With its long term interest rate bets, TIGSF is well suited for long-term investor seeking above average return from a pure g-sec portfolio, but not ideal as a core bond fund.
15-Oct-2001 •Research Desk
Templeton India Government Securities Fund (TIGSF), the largest government securities fund with an asset base of Rs. 460 crore was launched in June-1999. The fund has delivered a handsome return of 18.04 percent since launch, with its best one-year performance of 26 per cent ending September 9, 2001 in recent past.
All medium and long-term government funds have posted strong gains over the last year. The top fund in the group outperformed the bottom funds by more than 30%. This gap is largely due to the duration of the bonds that the various funds owned. Those that own bonds with longer-than-average duration tend to outperform their peers when interest rates fall and under-perform when rates rise.

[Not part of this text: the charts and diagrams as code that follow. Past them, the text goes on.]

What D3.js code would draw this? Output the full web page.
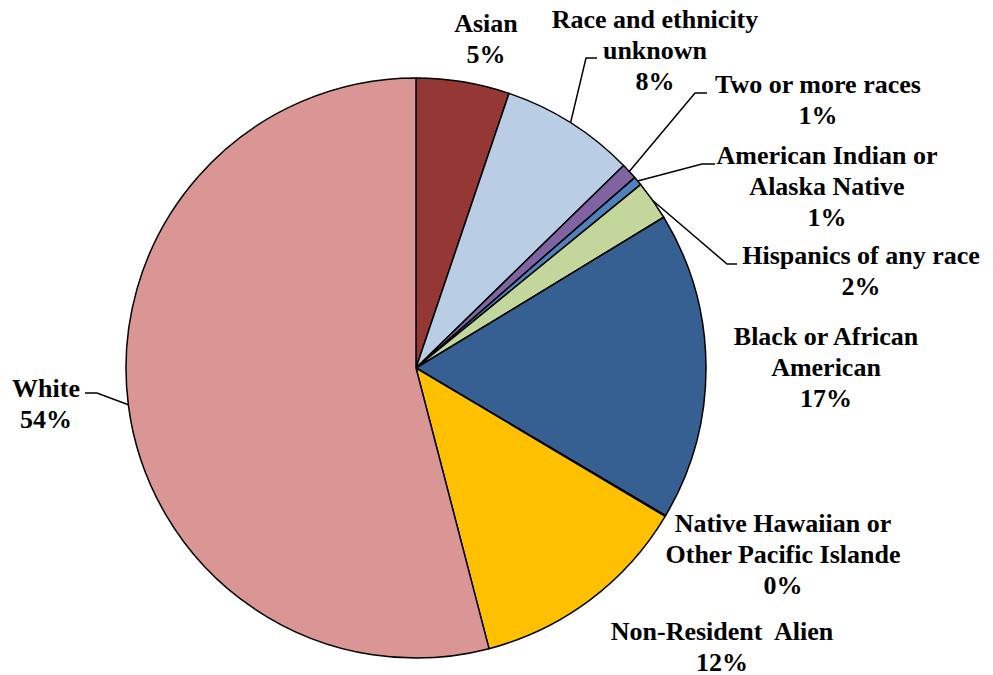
<!DOCTYPE html>
<html><head><meta charset="utf-8">
<script src="https://cdn.jsdelivr.net/npm/d3@7"></script>
<style>
body{margin:0;background:#fff;}
</style></head>
<body><svg id="c" width="993" height="675"></svg>
<script>
// ---- data ----
const categories = ["Asian","Race and ethnicity unknown","Two or more races","American Indian or Alaska Native","Hispanics of any race","Black or African American","Native Hawaiian or Other Pacific Islande","Non-Resident Alien","White"];
const values = [5.2, 7.5, 0.9, 0.5, 2.2, 17.2, 0.05, 12.4, 54.05];
const labelLines = [["Asian"],["Race and ethnicity","unknown"],["Two or more races"],["American Indian or","Alaska Native"],["Hispanics of any race"],["Black or African","American"],["Native Hawaiian or","Other Pacific Islande"],["Non-Resident\u00a0 Alien"],["White"]];
const colors = ["#953735","#B9CDE5","#8064A2","#4F81BD","#C3D69B","#376092","#4BACC6","#FFC000","#D99694"];

// ---- layout (positions, not data) ----
const cx = 416, cy = 368, R = 290;
const labelPos = [[486,32],[655,28],[818,93],[827,164],[861,264],[826,345],[783,532],[722,640],[46,397]];
const leaders = [null,[597,586,58],[707,695,93],[715,702,164],[737,727,264],null,null,null,[85,97,393]];
const lineH = 31;

const svg = d3.select("#c");
const g = svg.append("g").attr("transform",`translate(${cx},${cy})`);
const pie = d3.pie().sort(null).value(d=>d)(values);
const arc = d3.arc().innerRadius(0).outerRadius(R);

g.selectAll("path.slice").data(pie).join("path")
  .attr("class","slice")
  .attr("d",arc)
  .attr("fill",(d,i)=>colors[i])
  .attr("stroke","#000").attr("stroke-width",1.5).attr("stroke-linejoin","round");

pie.forEach((d,i)=>{
  const L = leaders[i]; if(!L) return;
  const a = (d.startAngle+d.endAngle)/2;
  const ex = cx + R*Math.sin(a), ey = cy - R*Math.cos(a);
  svg.append("polyline")
    .attr("points",`${ex},${ey} ${L[1]},${L[2]} ${L[0]},${L[2]}`)
    .attr("fill","none").attr("stroke","#000").attr("stroke-width",1.5);
});

// one text element per line (no tspans)
pie.forEach((d,i)=>{
  const [x,y] = labelPos[i];
  const lines = labelLines[i].concat([Math.round(values[i])+"%"]);
  lines.forEach((s,k)=>{
    svg.append("text").attr("x",x).attr("y",y+k*lineH)
      .style("text-anchor","middle")
      .style("font-family",'"Liberation Serif"')
      .style("font-weight","bold").style("font-size","26px")
      .text(s);
  });
});
</script></body></html>
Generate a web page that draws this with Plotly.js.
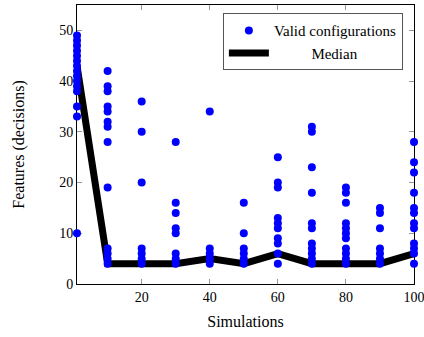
<!DOCTYPE html>
<html><head><meta charset="utf-8">
<script src="https://cdn.plot.ly/plotly-3.0.1.min.js"></script>
<style>body{margin:0;padding:0;background:#fff}#plot{width:424px;height:337px}</style>
</head><body><div id="plot"></div>
<script>
const simulations = [1, 10, 20, 30, 40, 50, 60, 70, 80, 90, 100];
const configValues = {
  1:   [10, 33, 35, 38, 39, 40, 41, 42, 43, 44, 45, 46, 47, 48, 49],
  10:  [4, 5, 6, 7, 19, 28, 31, 32, 34, 35, 38, 39, 42],
  20:  [4, 5, 6, 7, 20, 30, 36],
  30:  [4, 5, 6, 10, 11, 14, 16, 28],
  40:  [4, 5, 6, 7, 34],
  50:  [4, 5, 6, 7, 10, 16],
  60:  [4, 6, 8, 9, 11, 12, 13, 19, 20, 25],
  70:  [4, 5, 6, 7, 8, 11, 12, 18, 23, 30, 31],
  80:  [4, 5, 6, 7, 9, 10, 11, 12, 16, 18, 19],
  90:  [4, 5, 6, 7, 11, 14, 15],
  100: [4, 6, 7, 8, 11, 12, 14, 15, 18, 22, 24, 28]
};
const medianValues = [43, 4, 4, 4, 5, 4, 6, 4, 4, 4, 6];
const xTicks = [20, 40, 60, 80, 100];
const yTicks = [0, 10, 20, 30, 40, 50];

const px = [], py = [];
simulations.forEach(s => configValues[s].forEach(v => { px.push(s); py.push(v); }));

const font = 'Liberation Serif, Times New Roman, serif';
const pad = '\u00A0'.repeat(10);
const traces = [
  {x: simulations, y: medianValues, mode: 'lines', name: pad + 'Median',
   line: {color: '#000', width: 7}},
  {x: px, y: py, mode: 'markers', name: 'Valid configurations',
   marker: {color: '#0000FF', size: 8, opacity: 1, line: {width: 0}}, cliponaxis: false}
];
const axisCommon = {
  showgrid: false, zeroline: false, showline: true, linecolor: '#000', linewidth: 1,
  mirror: 'ticks', ticks: 'inside', ticklen: 5, tickcolor: '#999', tickwidth: 1,
  layer: 'below traces', ticklabeloverflow: 'allow',
  tickfont: {family: font, size: 14, color: '#000'}
};
const layout = {
  width: 424, height: 337,
  margin: {l: 77, r: 10, t: 5, b: 53},
  paper_bgcolor: '#fff', plot_bgcolor: '#fff',
  font: {family: font, color: '#000'},
  showlegend: true,
  legend: {x: 0.967, y: 0.97, xanchor: 'right', yanchor: 'top', traceorder: 'reversed',
    bordercolor: '#555', borderwidth: 1, bgcolor: '#fff', itemwidth: 40,
    font: {family: font, size: 15, color: '#000'}, tracegroupgap: 0},
  xaxis: Object.assign({}, axisCommon, {range: [1, 100], tickvals: xTicks,
    title: {text: 'Simulations', font: {family: font, size: 16}, standoff: 12}}),
  yaxis: Object.assign({}, axisCommon, {range: [0, 55], tickvals: yTicks,
    title: {text: 'Features (decisions)', font: {family: font, size: 16}, standoff: 30}})
};
Plotly.newPlot('plot', traces, layout, {displayModeBar: false, staticPlot: true});
</script></body></html>
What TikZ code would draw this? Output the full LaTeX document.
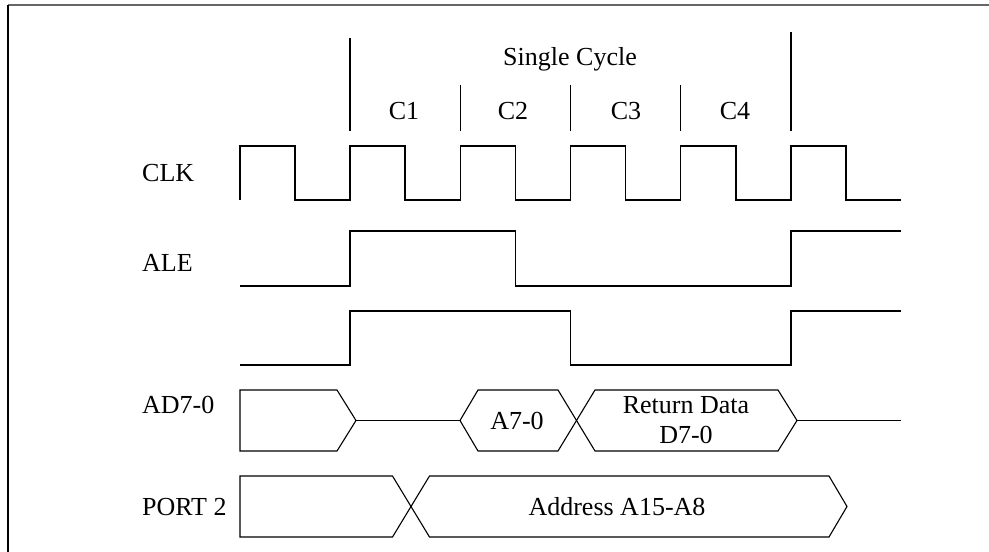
\documentclass[tikz,border=0pt]{standalone}
\usepackage{fontspec}
\setmainfont{Liberation Serif}
\begin{document}
\begin{tikzpicture}[x=1pt,y=-1pt,
  sig/.style={line width=1.1pt, line join=miter},
  lbl/.style={font=\fontsize{26}{30}\selectfont, inner sep=0pt, anchor=base},
  signame/.style={lbl, anchor=base west}]
\useasboundingbox (0,0) rectangle (989,552);

% frame edges
\draw[line width=2pt, black!60] (8,5) -- (989,5);
\draw[line width=2pt, black] (8,5) -- (8,552);

% cycle markers
\draw[sig] (350,38) -- (350,131);
\draw[sig] (791,32) -- (791,131);
\foreach \x in {460.5,570.5,680.5}
  \draw[sig] (\x,85) -- (\x,131);

\node[lbl] (cycle) at (570,65) {Single Cycle};
\node[lbl] (c1) at (404,119) {C1};
\node[lbl] (c2) at (513,119) {C2};
\node[lbl] (c3) at (626,119) {C3};
\node[lbl] (c4) at (735,119) {C4};

% signal names
\node[signame] (clk) at (142,181) {CLK};
\node[signame] (ale) at (142,271) {ALE};
\node[signame] (ad) at (142,413) {AD7-0};
\node[signame] (port) at (142,515) {PORT 2};

% CLK
\draw[sig] (240,200) -- (240,146) -- (295,146) -- (295,200) -- (350,200)
  -- (350,146) -- (405,146) -- (405,200) -- (460.5,200) -- (460.5,146)
  -- (515.5,146) -- (515.5,200) -- (570.5,200) -- (570.5,146) -- (625.5,146)
  -- (625.5,200) -- (680.5,200) -- (680.5,146) -- (736,146) -- (736,200)
  -- (791,200) -- (791,146) -- (846,146) -- (846,200) -- (901,200);

% ALE
\draw[sig] (240,286) -- (350,286) -- (350,231) -- (515.5,231) -- (515.5,286)
  -- (791,286) -- (791,231) -- (901,231);

% unlabelled strobe
\draw[sig] (240,365) -- (350,365) -- (350,311) -- (570.5,311) -- (570.5,365)
  -- (791,365) -- (791,311) -- (901,311);

% AD7-0 bus
\draw[sig] (240,390) -- (337,390) -- (356,420.5) -- (337,451) -- (240,451) -- cycle;
\draw[sig] (356,420.5) -- (460,420.5);
\draw[sig] (460,420.5) -- (478,390) -- (558,390) -- (576.5,420.5) -- (558,451) -- (478,451) -- cycle;
\draw[sig] (576.5,420.5) -- (595,390) -- (778,390) -- (797,420.5) -- (778,451) -- (595,451) -- cycle;
\draw[sig] (797,420.5) -- (901,420.5);
\node[lbl] (a70) at (517,429) {A7-0};
\node[lbl] (rd) at (686,413) {Return Data};
\node[lbl] (d70) at (686,443) {D7-0};

% PORT 2 bus
\draw[sig] (240,476) -- (392.5,476) -- (411,506.5) -- (392.5,537) -- (240,537) -- cycle;
\draw[sig] (411,506.5) -- (429.5,476) -- (829,476) -- (847,506.5) -- (829,537) -- (429.5,537) -- cycle;
\node[lbl] (addr) at (617,515) {Address A15-A8};
\end{tikzpicture}
\end{document}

And the fund has been aggressive on its duration bets. For example, in June 2001, anticipating an interest rate cut, the average of the 22 gilt funds portfolio maturity was 7.67 years, while Templeton India Government Securities Fund had stretched the longest -- 11.08 years. And the fund gained most -- 2.37 percent during the month against its peer's average of 2.13 percent. For this reason, TIGSF has been among the best performer even in the current year. Capitalising on the falling interest rates with an aggressively stretched portfolio, the fund has posted 18.78 percent return as against the average peer's return of 16.50 percent on year-to-date 2001.
But these returns come with intermittent volatility, typical of a gilt fund. Apart from lofty gains during the falling interest rates, the government bonds decline when rates go up. And in early 2000, the fund was able to spot the interest rate hike. It pruned its portfolio maturity from 7.33 years in early 2000 to 2.09 years in July. Although the fund was hurt the least, but massive portfolio adjustments make the fund turbulent.
This fund's extreme sensitivity to fluctuations in interest rates makes it a volatile vehicle, despite its focus on government bond with no default risk. It's a well-run fund and suited for investors seeking above average return from a government bond portfolio over long-term, but not ideal as a core bond fund.